What’s on the menu at Rhapsody, a new bar on Ossington for Nikkei cuisine and cocktails
It’s from the owner of Little Italy’s Mrs. Robinson
Contact: 214 Ossington Ave., rhapsodytoronto.com, @rhapsody_to
Neighbourhood: Trinity Bellwoods
Owner: Dan Eyimina (Mrs. Robinson)
Chef: Elias Salazar (Waska Peruvian Kitchen)
Accessibility: Not fully accessible
Back in 2017, self-described hospitality lifer Dan Eyimina opened Mrs. Robinson—an ultra-hip ’70s-themed cocktail bar and music venue in Little Italy. From its playlists to its design, Mrs. Robinson is about paying homage to the layered history of modern hip hop. In a different way, music is also at the heart of Rhapsody, Eyimina’s new project on the Ossington strip.
“I wanted to create a symphonic fusion of food, beverage and music. It’s about creating a visceral sensory experience,” he says. “I think we achieved that with Mrs. Robinson, and we aim to offer a similarly transportive experience here.” Between DJs spinning genre-melding tunes heavy on remixes and B-sides; a moody, forest-inspired aesthetic; and a menu that fuses Peruvian and Japanese cuisine, Rhapsody hits its mark as an eclectic multisensory experience.
The heart of this menu is Nikkei cuisine—the product of a long history of cultural exchange between Peru and Japan, where the former’s ubiquitous peppers, potatoes and corn meet the latter’s shoyu, nori and yuzu kosho, among other star ingredients. There’s Peruvian-style sashimi, Japanese karaage in honey infused with Peruvian peppers and whipped potato topped with an ikura-laden shrimp salad. “Besides traditional Peruvian food, Nikkei is the most prevalent cuisine in Peru right now,” says executive chef Elias Salazar.
Rhapsody’s signature cocktails (all named after lead mixologist Joe Beiglee’s favourite songs) take subtle cues from the culinary program with ingredients like Peruvian pisco and Japanese sesame oil. The restaurant also partnered with Tromba, which serves as the base of the classic tequila-based tipples—your margaritas and palomas—served in a back bar dubbed the Water Room. There’s also a tight but varied selection of beer and a short wine list that includes a few special reserve bottles. Abstaining guests can ask for a custom mocktail or a glass of chica morada, a Peruvian corn-based drink that tastes a bit like a grape popsicle.

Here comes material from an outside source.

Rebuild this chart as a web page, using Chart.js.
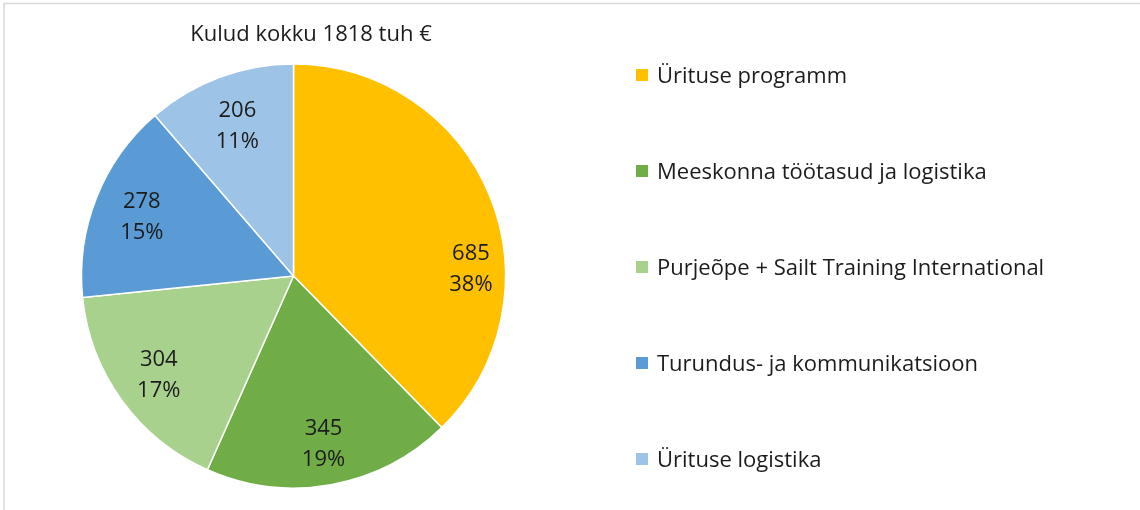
<!DOCTYPE html>
<html><head><meta charset="utf-8">
<script src="https://cdn.jsdelivr.net/npm/chart.js@4.4.1/dist/chart.umd.min.js"></script>
<style>html,body{margin:0;padding:0;background:#fff;overflow:hidden}</style>
</head><body>
<canvas id="c" width="1140" height="510"></canvas>
<script>
const titleText = 'Kulud kokku 1818 tuh €';
const categories = ['Ürituse programm', 'Meeskonna töötasud ja logistika', 'Purje\u00f5pe + Sailt Training International', 'Turundus- ja kommunikatsioon', 'Ürituse logistika'];
const values = [685, 345, 304, 278, 206];
const colors = ['#FFC000', '#70AD47', '#A9D18E', '#5B9BD5', '#9DC3E6'];

const FONT = '"Open Sans", Lato, sans-serif';
const TEXT = '#1c1c1c';
const TEXT_DY = 1.5;

const framePlugin = {
  id: 'frame',
  beforeDraw(chart) {
    const ctx = chart.ctx;
    ctx.save();
    ctx.fillStyle = '#fff';
    ctx.fillRect(0, 0, chart.width, chart.height);
    ctx.strokeStyle = '#d9d9d9';
    ctx.lineWidth = 1.5;
    ctx.beginPath();
    ctx.moveTo(4, chart.height);
    ctx.lineTo(4, 3.5);
    ctx.lineTo(chart.width, 3.5);
    ctx.stroke();
    ctx.restore();
  }
};

const titlePlugin = {
  id: 'titleText',
  afterDraw(chart, args, opts) {
    const ctx = chart.ctx;
    ctx.save();
    ctx.font = opts.size + 'px ' + FONT;
    ctx.fillStyle = TEXT;
    ctx.textAlign = 'center';
    ctx.textBaseline = 'middle';
    ctx.fillText(titleText, opts.x, opts.y + TEXT_DY);
    ctx.restore();
  }
};

const sliceLabelPlugin = {
  id: 'sliceLabels',
  afterDatasetsDraw(chart, args, opts) {
    const ctx = chart.ctx;
    const meta = chart.getDatasetMeta(0);
    const data = chart.data.datasets[0].data;
    const total = data.reduce((a, b) => a + b, 0);
    ctx.save();
    ctx.font = opts.size + 'px ' + FONT;
    ctx.fillStyle = TEXT;
    ctx.textAlign = 'center';
    ctx.textBaseline = 'middle';
    meta.data.forEach((arc, i) => {
      const p = arc.getProps(['x', 'y', 'startAngle', 'endAngle', 'outerRadius'], true);
      const a = (p.startAngle + p.endAngle) / 2 + (opts.angleShift[i] || 0) * Math.PI / 180;
      const r = p.outerRadius * opts.radius[i];
      const cx = p.x + Math.cos(a) * r;
      const cy = p.y + Math.sin(a) * r + TEXT_DY;
      const pct = Math.round(data[i] / total * 100) + '%';
      ctx.fillText(String(data[i]), cx, cy - opts.lineGap / 2);
      ctx.fillText(pct, cx, cy + opts.lineGap / 2);
    });
    ctx.restore();
  }
};

const legendPlugin = {
  id: 'sideLegend',
  afterDraw(chart, args, opts) {
    const ctx = chart.ctx;
    const labels = chart.data.labels;
    const bg = chart.data.datasets[0].backgroundColor;
    ctx.save();
    ctx.font = opts.size + 'px ' + FONT;
    ctx.textAlign = 'left';
    ctx.textBaseline = 'middle';
    labels.forEach((lab, i) => {
      const y = opts.y0 + i * opts.step;
      ctx.fillStyle = bg[i];
      ctx.fillRect(opts.x, y - opts.box / 2, opts.box, opts.box);
      ctx.fillStyle = TEXT;
      ctx.fillText(lab, opts.x + opts.box + opts.gap, y + TEXT_DY);
    });
    ctx.restore();
  }
};

new Chart(document.getElementById('c'), {
  type: 'pie',
  data: {
    labels: categories,
    datasets: [{
      data: values,
      backgroundColor: colors,
      borderColor: '#ffffff',
      borderWidth: 1.5
    }]
  },
  options: {
    responsive: false,
    animation: false,
    layout: { padding: { left: 80.75, top: 63.25, right: 633.75, bottom: 21.25 } },
    plugins: {
      legend: { display: false },
      tooltip: { enabled: false },
      titleText: { x: 311, y: 33, size: 22 },
      sliceLabels: { size: 22, lineGap: 31, radius: [0.838, 0.80, 0.785, 0.77, 0.76], angleShift: [19.5, 0, 0, 0, 0] },
      sideLegend: { x: 636, y0: 75, step: 96, box: 12, gap: 9, size: 22 }
    }
  },
  plugins: [framePlugin, titlePlugin, sliceLabelPlugin, legendPlugin]
});
</script>
</body></html>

The focus of the space is a fantasy forest motif with wood finishes: there’s a deep-green woodsy mural and dramatic plant-like chandeliers. The fantasy element comes through in metallic finishes meant to evoke water in unexpected places—including mirrored “droplets” on the walls and ceiling. A screen in the Water Room plays looping visuals featuring water and mermaids.